*REQUIREMENTS*: Below is a listing to transcribe in full and exactly; keep the pictures out.

*RECORDED INFORMATION*:

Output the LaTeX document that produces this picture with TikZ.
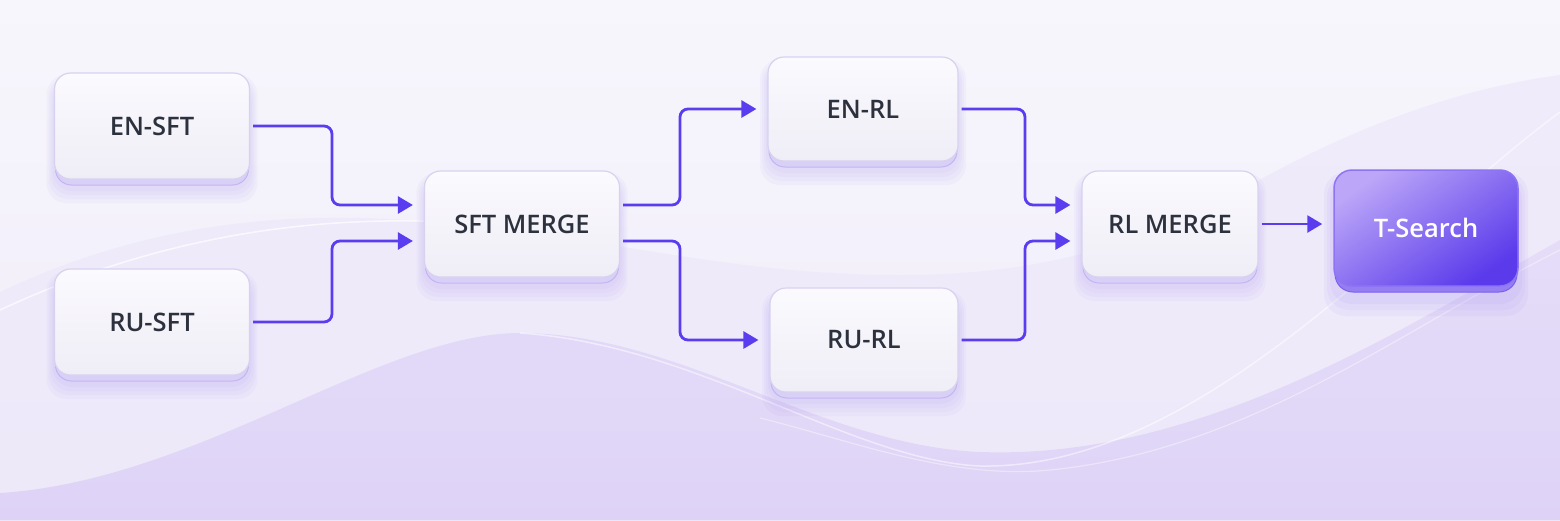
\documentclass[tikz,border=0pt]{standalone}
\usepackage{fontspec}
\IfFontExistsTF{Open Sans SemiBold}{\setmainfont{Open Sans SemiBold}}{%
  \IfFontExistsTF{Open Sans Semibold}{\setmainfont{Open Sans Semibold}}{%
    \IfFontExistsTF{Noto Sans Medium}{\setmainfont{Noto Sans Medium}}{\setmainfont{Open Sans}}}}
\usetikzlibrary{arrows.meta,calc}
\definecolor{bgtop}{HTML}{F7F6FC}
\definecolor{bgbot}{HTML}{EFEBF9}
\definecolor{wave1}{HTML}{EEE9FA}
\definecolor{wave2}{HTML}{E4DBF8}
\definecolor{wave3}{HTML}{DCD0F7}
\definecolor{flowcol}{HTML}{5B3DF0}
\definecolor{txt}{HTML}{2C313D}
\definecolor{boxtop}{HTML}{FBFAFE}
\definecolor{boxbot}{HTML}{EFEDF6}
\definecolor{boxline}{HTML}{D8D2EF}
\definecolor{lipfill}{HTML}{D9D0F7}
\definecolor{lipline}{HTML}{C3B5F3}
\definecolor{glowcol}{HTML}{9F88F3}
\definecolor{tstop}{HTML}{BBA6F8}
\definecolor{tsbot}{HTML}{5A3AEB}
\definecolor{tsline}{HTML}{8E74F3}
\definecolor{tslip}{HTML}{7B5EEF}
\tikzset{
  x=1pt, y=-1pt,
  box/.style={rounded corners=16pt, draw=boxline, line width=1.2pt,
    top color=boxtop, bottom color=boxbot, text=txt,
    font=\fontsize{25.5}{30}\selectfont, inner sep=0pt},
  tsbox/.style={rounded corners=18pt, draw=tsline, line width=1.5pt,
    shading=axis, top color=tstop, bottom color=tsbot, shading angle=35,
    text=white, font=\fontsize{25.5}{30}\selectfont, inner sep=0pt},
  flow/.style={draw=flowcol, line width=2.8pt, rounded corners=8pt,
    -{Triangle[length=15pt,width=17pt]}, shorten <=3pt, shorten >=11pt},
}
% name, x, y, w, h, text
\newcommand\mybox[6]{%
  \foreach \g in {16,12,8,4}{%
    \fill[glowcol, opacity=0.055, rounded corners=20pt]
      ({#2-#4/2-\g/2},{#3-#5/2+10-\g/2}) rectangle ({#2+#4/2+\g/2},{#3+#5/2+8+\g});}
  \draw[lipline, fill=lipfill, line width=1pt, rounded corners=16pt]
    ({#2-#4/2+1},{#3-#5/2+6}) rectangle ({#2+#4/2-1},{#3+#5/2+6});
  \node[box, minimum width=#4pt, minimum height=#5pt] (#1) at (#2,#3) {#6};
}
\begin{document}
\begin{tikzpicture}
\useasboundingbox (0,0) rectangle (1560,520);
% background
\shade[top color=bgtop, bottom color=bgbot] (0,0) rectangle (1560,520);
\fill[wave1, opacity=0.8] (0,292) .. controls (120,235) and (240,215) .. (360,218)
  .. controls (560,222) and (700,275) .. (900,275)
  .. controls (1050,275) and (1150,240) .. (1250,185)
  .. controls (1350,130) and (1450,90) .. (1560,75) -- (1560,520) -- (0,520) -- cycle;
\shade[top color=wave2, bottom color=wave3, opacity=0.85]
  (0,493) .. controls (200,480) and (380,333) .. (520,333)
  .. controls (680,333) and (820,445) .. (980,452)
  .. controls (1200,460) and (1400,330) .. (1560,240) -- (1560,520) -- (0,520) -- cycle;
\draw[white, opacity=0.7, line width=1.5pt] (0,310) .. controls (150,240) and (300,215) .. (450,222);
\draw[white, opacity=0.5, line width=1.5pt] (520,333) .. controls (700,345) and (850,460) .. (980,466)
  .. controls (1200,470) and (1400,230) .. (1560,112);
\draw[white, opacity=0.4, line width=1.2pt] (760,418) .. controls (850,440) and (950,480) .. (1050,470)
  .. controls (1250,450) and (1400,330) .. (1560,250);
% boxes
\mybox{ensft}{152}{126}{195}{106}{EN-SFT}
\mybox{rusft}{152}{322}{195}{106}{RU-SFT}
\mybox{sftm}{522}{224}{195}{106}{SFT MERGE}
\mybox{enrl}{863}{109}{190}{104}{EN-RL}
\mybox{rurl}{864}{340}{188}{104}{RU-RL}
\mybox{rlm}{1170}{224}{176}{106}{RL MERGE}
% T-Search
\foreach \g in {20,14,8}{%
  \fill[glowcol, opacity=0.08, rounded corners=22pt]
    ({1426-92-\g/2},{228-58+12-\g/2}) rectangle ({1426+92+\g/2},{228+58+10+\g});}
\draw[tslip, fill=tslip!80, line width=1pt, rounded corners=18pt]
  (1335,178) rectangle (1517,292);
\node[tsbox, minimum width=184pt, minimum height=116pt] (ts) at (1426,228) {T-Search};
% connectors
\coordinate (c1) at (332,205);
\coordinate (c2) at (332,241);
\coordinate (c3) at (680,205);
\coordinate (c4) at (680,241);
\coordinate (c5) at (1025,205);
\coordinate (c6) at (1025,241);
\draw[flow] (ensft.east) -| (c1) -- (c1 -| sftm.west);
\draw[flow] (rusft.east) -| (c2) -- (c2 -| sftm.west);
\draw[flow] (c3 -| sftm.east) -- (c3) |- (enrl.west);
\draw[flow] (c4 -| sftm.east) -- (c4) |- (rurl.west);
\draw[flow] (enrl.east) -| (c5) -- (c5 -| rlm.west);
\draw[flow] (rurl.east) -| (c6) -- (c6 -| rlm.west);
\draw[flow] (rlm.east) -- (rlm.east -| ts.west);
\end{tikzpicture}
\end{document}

*RESULT*:
Output the LaTeX document that produces this picture with TikZ.
\documentclass[tikz,border=0pt]{standalone}
\usepackage{fontspec}
\IfFontExistsTF{Open Sans SemiBold}{\setmainfont{Open Sans SemiBold}}{%
  \IfFontExistsTF{Open Sans Semibold}{\setmainfont{Open Sans Semibold}}{%
    \IfFontExistsTF{Noto Sans Medium}{\setmainfont{Noto Sans Medium}}{\setmainfont{Open Sans}}}}
\usetikzlibrary{arrows.meta,calc}
\definecolor{bgtop}{HTML}{F7F6FC}
\definecolor{bgbot}{HTML}{EFEBF9}
\definecolor{wave1}{HTML}{EEE9FA}
\definecolor{wave2}{HTML}{E4DBF8}
\definecolor{wave3}{HTML}{DCD0F7}
\definecolor{flowcol}{HTML}{5B3DF0}
\definecolor{txt}{HTML}{2C313D}
\definecolor{boxtop}{HTML}{FBFAFE}
\definecolor{boxbot}{HTML}{EFEDF6}
\definecolor{boxline}{HTML}{D8D2EF}
\definecolor{lipfill}{HTML}{D9D0F7}
\definecolor{lipline}{HTML}{C3B5F3}
\definecolor{glowcol}{HTML}{9F88F3}
\definecolor{tstop}{HTML}{BBA6F8}
\definecolor{tsbot}{HTML}{5A3AEB}
\definecolor{tsline}{HTML}{8E74F3}
\definecolor{tslip}{HTML}{7B5EEF}
\tikzset{
  x=1pt, y=-1pt,
  box/.style={rounded corners=16pt, draw=boxline, line width=1.2pt,
    top color=boxtop, bottom color=boxbot, text=txt,
    font=\fontsize{25.5}{30}\selectfont, inner sep=0pt},
  tsbox/.style={rounded corners=18pt, draw=tsline, line width=1.5pt,
    shading=axis, top color=tstop, bottom color=tsbot, shading angle=35,
    text=white, font=\fontsize{25.5}{30}\selectfont, inner sep=0pt},
  flow/.style={draw=flowcol, line width=2.8pt, rounded corners=8pt,
    -{Triangle[length=15pt,width=17pt]}, shorten <=3pt, shorten >=11pt},
}
% name, x, y, w, h, text
\newcommand\mybox[6]{%
  \foreach \g in {16,12,8,4}{%
    \fill[glowcol, opacity=0.055, rounded corners=20pt]
      ({#2-#4/2-\g/2},{#3-#5/2+10-\g/2}) rectangle ({#2+#4/2+\g/2},{#3+#5/2+8+\g});}
  \draw[lipline, fill=lipfill, line width=1pt, rounded corners=16pt]
    ({#2-#4/2+1},{#3-#5/2+6}) rectangle ({#2+#4/2-1},{#3+#5/2+6});
  \node[box, minimum width=#4pt, minimum height=#5pt] (#1) at (#2,#3) {#6};
}
\begin{document}
\begin{tikzpicture}
\useasboundingbox (0,0) rectangle (1560,520);
% background
\shade[top color=bgtop, bottom color=bgbot] (0,0) rectangle (1560,520);
\fill[wave1, opacity=0.8] (0,292) .. controls (120,235) and (240,215) .. (360,218)
  .. controls (560,222) and (700,275) .. (900,275)
  .. controls (1050,275) and (1150,240) .. (1250,185)
  .. controls (1350,130) and (1450,90) .. (1560,75) -- (1560,520) -- (0,520) -- cycle;
\shade[top color=wave2, bottom color=wave3, opacity=0.85]
  (0,493) .. controls (200,480) and (380,333) .. (520,333)
  .. controls (680,333) and (820,445) .. (980,452)
  .. controls (1200,460) and (1400,330) .. (1560,240) -- (1560,520) -- (0,520) -- cycle;
\draw[white, opacity=0.7, line width=1.5pt] (0,310) .. controls (150,240) and (300,215) .. (450,222);
\draw[white, opacity=0.5, line width=1.5pt] (520,333) .. controls (700,345) and (850,460) .. (980,466)
  .. controls (1200,470) and (1400,230) .. (1560,112);
\draw[white, opacity=0.4, line width=1.2pt] (760,418) .. controls (850,440) and (950,480) .. (1050,470)
  .. controls (1250,450) and (1400,330) .. (1560,250);
% boxes
\mybox{ensft}{152}{126}{195}{106}{EN-SFT}
\mybox{rusft}{152}{322}{195}{106}{RU-SFT}
\mybox{sftm}{522}{224}{195}{106}{SFT MERGE}
\mybox{enrl}{863}{109}{190}{104}{EN-RL}
\mybox{rurl}{864}{340}{188}{104}{RU-RL}
\mybox{rlm}{1170}{224}{176}{106}{RL MERGE}
% T-Search
\foreach \g in {20,14,8}{%
  \fill[glowcol, opacity=0.08, rounded corners=22pt]
    ({1426-92-\g/2},{228-58+12-\g/2}) rectangle ({1426+92+\g/2},{228+58+10+\g});}
\draw[tslip, fill=tslip!80, line width=1pt, rounded corners=18pt]
  (1335,178) rectangle (1517,292);
\node[tsbox, minimum width=184pt, minimum height=116pt] (ts) at (1426,228) {T-Search};
% connectors
\coordinate (c1) at (332,205);
\coordinate (c2) at (332,241);
\coordinate (c3) at (680,205);
\coordinate (c4) at (680,241);
\coordinate (c5) at (1025,205);
\coordinate (c6) at (1025,241);
\draw[flow] (ensft.east) -| (c1) -- (c1 -| sftm.west);
\draw[flow] (rusft.east) -| (c2) -- (c2 -| sftm.west);
\draw[flow] (c3 -| sftm.east) -- (c3) |- (enrl.west);
\draw[flow] (c4 -| sftm.east) -- (c4) |- (rurl.west);
\draw[flow] (enrl.east) -| (c5) -- (c5 -| rlm.west);
\draw[flow] (rurl.east) -| (c6) -- (c6 -| rlm.west);
\draw[flow] (rlm.east) -- (rlm.east -| ts.west);
\end{tikzpicture}
\end{document}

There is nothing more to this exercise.